Description of the task >> Take the material below and write it all out again exactly.
== == ==
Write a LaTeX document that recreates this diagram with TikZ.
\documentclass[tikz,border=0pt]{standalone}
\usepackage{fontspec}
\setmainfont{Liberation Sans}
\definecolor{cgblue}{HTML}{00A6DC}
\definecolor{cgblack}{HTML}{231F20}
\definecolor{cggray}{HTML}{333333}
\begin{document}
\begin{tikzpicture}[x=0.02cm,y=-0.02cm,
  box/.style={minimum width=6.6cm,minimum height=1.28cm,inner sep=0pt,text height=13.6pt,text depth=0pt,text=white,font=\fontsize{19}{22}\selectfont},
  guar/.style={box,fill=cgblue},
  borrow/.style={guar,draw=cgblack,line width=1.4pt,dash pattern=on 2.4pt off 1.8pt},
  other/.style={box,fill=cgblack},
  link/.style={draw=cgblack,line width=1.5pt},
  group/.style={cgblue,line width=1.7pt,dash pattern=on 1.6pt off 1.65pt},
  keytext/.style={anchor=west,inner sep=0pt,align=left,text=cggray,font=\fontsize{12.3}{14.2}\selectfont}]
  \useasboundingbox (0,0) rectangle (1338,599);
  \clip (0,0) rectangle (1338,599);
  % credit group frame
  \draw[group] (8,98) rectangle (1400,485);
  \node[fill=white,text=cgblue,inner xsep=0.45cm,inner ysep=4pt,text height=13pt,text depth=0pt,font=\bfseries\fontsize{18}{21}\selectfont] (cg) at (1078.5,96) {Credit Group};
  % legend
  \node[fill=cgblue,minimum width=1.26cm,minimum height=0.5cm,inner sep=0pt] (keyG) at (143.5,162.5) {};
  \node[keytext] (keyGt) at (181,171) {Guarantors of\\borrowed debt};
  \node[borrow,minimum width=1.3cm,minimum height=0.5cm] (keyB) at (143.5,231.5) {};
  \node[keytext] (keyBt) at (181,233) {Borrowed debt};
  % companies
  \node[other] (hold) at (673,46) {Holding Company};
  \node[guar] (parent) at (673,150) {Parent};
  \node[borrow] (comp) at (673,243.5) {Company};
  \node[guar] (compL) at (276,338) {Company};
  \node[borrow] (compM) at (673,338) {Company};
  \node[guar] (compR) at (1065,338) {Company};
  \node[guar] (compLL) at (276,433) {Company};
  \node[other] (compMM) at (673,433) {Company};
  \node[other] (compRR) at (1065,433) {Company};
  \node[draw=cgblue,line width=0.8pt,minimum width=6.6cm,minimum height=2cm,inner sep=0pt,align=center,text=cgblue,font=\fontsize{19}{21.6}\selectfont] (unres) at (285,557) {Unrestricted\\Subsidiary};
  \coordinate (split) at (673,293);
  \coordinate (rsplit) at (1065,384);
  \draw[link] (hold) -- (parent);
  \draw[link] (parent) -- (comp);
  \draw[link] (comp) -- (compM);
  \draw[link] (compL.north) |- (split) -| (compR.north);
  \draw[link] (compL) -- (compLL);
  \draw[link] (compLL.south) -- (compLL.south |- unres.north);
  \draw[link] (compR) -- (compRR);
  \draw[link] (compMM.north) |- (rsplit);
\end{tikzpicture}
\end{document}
== == ==
Answer below >>
Write a LaTeX document that recreates this diagram with TikZ.
\documentclass[tikz,border=0pt]{standalone}
\usepackage{fontspec}
\setmainfont{Liberation Sans}
\definecolor{cgblue}{HTML}{00A6DC}
\definecolor{cgblack}{HTML}{231F20}
\definecolor{cggray}{HTML}{333333}
\begin{document}
\begin{tikzpicture}[x=0.02cm,y=-0.02cm,
  box/.style={minimum width=6.6cm,minimum height=1.28cm,inner sep=0pt,text height=13.6pt,text depth=0pt,text=white,font=\fontsize{19}{22}\selectfont},
  guar/.style={box,fill=cgblue},
  borrow/.style={guar,draw=cgblack,line width=1.4pt,dash pattern=on 2.4pt off 1.8pt},
  other/.style={box,fill=cgblack},
  link/.style={draw=cgblack,line width=1.5pt},
  group/.style={cgblue,line width=1.7pt,dash pattern=on 1.6pt off 1.65pt},
  keytext/.style={anchor=west,inner sep=0pt,align=left,text=cggray,font=\fontsize{12.3}{14.2}\selectfont}]
  \useasboundingbox (0,0) rectangle (1338,599);
  \clip (0,0) rectangle (1338,599);
  % credit group frame
  \draw[group] (8,98) rectangle (1400,485);
  \node[fill=white,text=cgblue,inner xsep=0.45cm,inner ysep=4pt,text height=13pt,text depth=0pt,font=\bfseries\fontsize{18}{21}\selectfont] (cg) at (1078.5,96) {Credit Group};
  % legend
  \node[fill=cgblue,minimum width=1.26cm,minimum height=0.5cm,inner sep=0pt] (keyG) at (143.5,162.5) {};
  \node[keytext] (keyGt) at (181,171) {Guarantors of\\borrowed debt};
  \node[borrow,minimum width=1.3cm,minimum height=0.5cm] (keyB) at (143.5,231.5) {};
  \node[keytext] (keyBt) at (181,233) {Borrowed debt};
  % companies
  \node[other] (hold) at (673,46) {Holding Company};
  \node[guar] (parent) at (673,150) {Parent};
  \node[borrow] (comp) at (673,243.5) {Company};
  \node[guar] (compL) at (276,338) {Company};
  \node[borrow] (compM) at (673,338) {Company};
  \node[guar] (compR) at (1065,338) {Company};
  \node[guar] (compLL) at (276,433) {Company};
  \node[other] (compMM) at (673,433) {Company};
  \node[other] (compRR) at (1065,433) {Company};
  \node[draw=cgblue,line width=0.8pt,minimum width=6.6cm,minimum height=2cm,inner sep=0pt,align=center,text=cgblue,font=\fontsize{19}{21.6}\selectfont] (unres) at (285,557) {Unrestricted\\Subsidiary};
  \coordinate (split) at (673,293);
  \coordinate (rsplit) at (1065,384);
  \draw[link] (hold) -- (parent);
  \draw[link] (parent) -- (comp);
  \draw[link] (comp) -- (compM);
  \draw[link] (compL.north) |- (split) -| (compR.north);
  \draw[link] (compL) -- (compLL);
  \draw[link] (compLL.south) -- (compLL.south |- unres.north);
  \draw[link] (compR) -- (compRR);
  \draw[link] (compMM.north) |- (rsplit);
\end{tikzpicture}
\end{document}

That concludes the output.